Through five matches, LSG have effectively carried a ₹7.19 crore running loss on one of their biggest bets. That is a tough position to be in this early, particularly while the side is still working to settle its batting order and protect its middle overs.

The match-worth model: how the numbers are calculated

The balance sheet is built using a match-worth model designed to estimate how much value a player contributes in a game, then compare it against what that appearance costs the franchise. The starting point is the player’s full-season price. Pooran’s ₹21 crore retention is converted into ₹2100 lakh.

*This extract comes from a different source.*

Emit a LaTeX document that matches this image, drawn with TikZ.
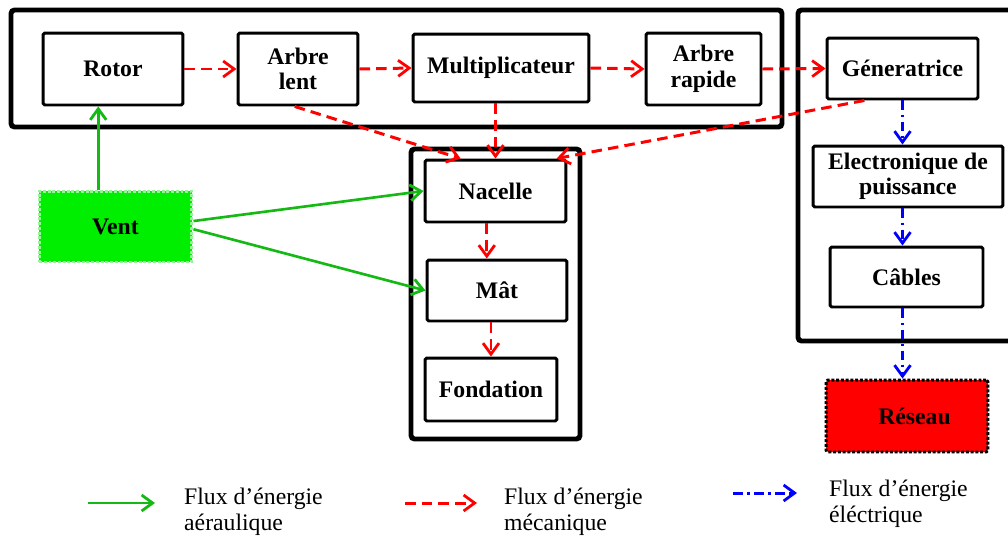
\documentclass[tikz,border=0pt]{standalone}
\usepackage{fontspec}
\setmainfont{Liberation Serif}
\usepackage{tikz}
\usetikzlibrary{arrows.meta,positioning}
\definecolor{vert}{RGB}{20,185,20}
\definecolor{vertvif}{RGB}{0,238,0}
\definecolor{vertpale}{RGB}{150,245,150}

\begin{document}
\begin{tikzpicture}[x=0.02cm,y=-0.02cm,font=\fontsize{13.5}{14.5}\selectfont\bfseries]
\tikzset{
    %Define standard arrow tip
    >={Straight Barb[length=2.2mm,width=3.2mm,line width=1.6pt]},
    %Define style for boxes
    bloc/.style={
           rectangle,
           rounded corners=1pt,
           draw=black, line width=1.7pt,
           align=center,
           inner sep=2pt,
           },
    % Define style for the big frames
    cadre/.style={
           draw=black,
           line width=2.8pt,
           rounded corners=2pt,
           },
    % Define arrow styles
    paero/.style={
           ->,
           draw=vert,
           line width=1.5pt,},
    pmeca/.style={
           ->,
           draw=red,
           line width=1.7pt,
           dash pattern=on 6pt off 3.5pt,},
    pelec/.style={
           ->,
           draw=blue,
           line width=1.7pt,
           dash pattern=on 5.5pt off 2.5pt on 1.5pt off 2.5pt,},
    legende/.style={
           anchor=west,
           align=left,
           font=\fontsize{13.5}{14.5}\selectfont\mdseries,
           }
}
	\useasboundingbox (0,0) rectangle (1008,538);
 %frames
	\draw[cadre] (11,10) rectangle (782,127);
	\draw[cadre] (798,10) rectangle (1020,341);
	\draw[cadre] (411,149) rectangle (580,439);

 %nodes
	\node[bloc,minimum width=2.8cm,minimum height=1.44cm] (rotor) at (113,69) {Rotor};
	\node[bloc,minimum width=2.4cm,minimum height=1.44cm] (lent) at (298,69) {Arbre\\lent};
	\node[bloc,minimum width=3.52cm,minimum height=1.36cm] (multi) at (501,68) {Multiplicateur};
	\node[bloc,minimum width=2.3cm,minimum height=1.44cm] (rapide) at (703.5,69) {Arbre\\rapide};
	\node[bloc,minimum width=3.02cm,minimum height=1.22cm] (gen) at (902.5,68.5) {Géneratrice};
	\node[bloc,minimum width=3.8cm,minimum height=1.22cm] (elec) at (908,176.5) {Electronique de\\puissance};
	\node[bloc,minimum width=3.06cm,minimum height=1.2cm] (cables) at (906.5,277) {Câbles};
	\node[bloc,minimum width=2.82cm,minimum height=1.24cm] (nacelle) at (495.5,191) {Nacelle};
	\node[bloc,minimum width=2.8cm,minimum height=1.22cm] (mat) at (497,290.5) {Mât};
	\node[bloc,minimum width=2.64cm,minimum height=1.26cm] (fondation) at (491,389.5) {Fondation};
	\node[bloc,rounded corners=0pt,fill=vertvif,draw=vertpale,densely dotted,minimum width=3.06cm,minimum height=1.42cm] (vent) at (115.5,226.5) {Vent};
	\node[bloc,fill=red,densely dotted,minimum width=3.24cm,minimum height=1.44cm] (reseau) at (907,416) {\hspace{0.3cm}Réseau};

 %mechanical flow
	\path (rotor.east) edge[pmeca] (lent.west);
	\path (lent.east) edge[pmeca] (multi.west);
	\path (multi.east) edge[pmeca] (rapide.west);
	\path (rapide.east) edge[pmeca] (gen.west);
	\path (lent.265) edge[pmeca] (nacelle.137);
	\path (nacelle.north |- multi.south) edge[pmeca] (nacelle.north);
	\path (gen.220) edge[pmeca] (nacelle.28);
	\path (nacelle.255) edge[pmeca] (nacelle.255 |- mat.north);
	\path (mat.south -| fondation.north) edge[pmeca] (fondation.north);

 %wind flow
	\path (vent.115) edge[paero] (vent.115 |- rotor.south);
	\path (vent.4) edge[paero] (nacelle.west);
	\path (vent.-2) edge[paero] (mat.west);

 %electrical flow
	\path (gen.south) edge[pelec] (gen.south |- elec.north);
	\path (elec.south -| gen.south) edge[pelec] (gen.south |- cables.north);
	\path (cables.south -| gen.south) edge[pelec] (gen.south |- reseau.north);

 %legend
	\coordinate (la1) at (88,503);
	\coordinate (la2) at (155,503);
	\coordinate (lm1) at (405,503);
	\coordinate (lm2) at (477,503);
	\coordinate (le1) at (733,493);
	\coordinate (le2) at (797,493);
	\path (la1) edge[paero] (la2);
	\path (lm1) edge[pmeca] (lm2);
	\path (le1) edge[pelec] (le2);
	\node[legende] (taero) at (178,512) {Flux d'énergie\\aéraulique};
	\node[legende] (tmeca) at (498,512) {Flux d'énergie\\mécanique};
	\node[legende] (telec) at (823,504) {Flux d'énergie\\éléctrique};

\end{tikzpicture}
\end{document}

That total is then divided across an expected appearance denominator, producing a notional per-match cost. For Pooran, the rolling match cost is ₹150 lakh. From there, the model evaluates his on-field actions in the match. Batting contribution is a key component, and bowling and fielding are also factored in where relevant for batters. There are also controlled adjustments such as a manual rating, captaincy effect, and a synergy element when applicable. These factors are combined to create a normalised impact score for the match.

The impact score is then translated into a match worth in lakhs. This figure represents the model’s estimate of the value generated in that specific game. The final comparison is straightforward: the match worth is weighed against the per-match cost. If the worth is below the cost, the game is treated as a loss for that match. If it is above, the player has produced surplus value.

In Pooran’s case versus RCB, the match worth is recorded as ₹0 lakh, while the per-match cost is ₹150 lakh. That means the game adds another ₹150 lakh to LSG’s running loss on him. Read in that way, the balance sheet becomes direct: what the player cost for the match, what he returned, and how wide the gap was.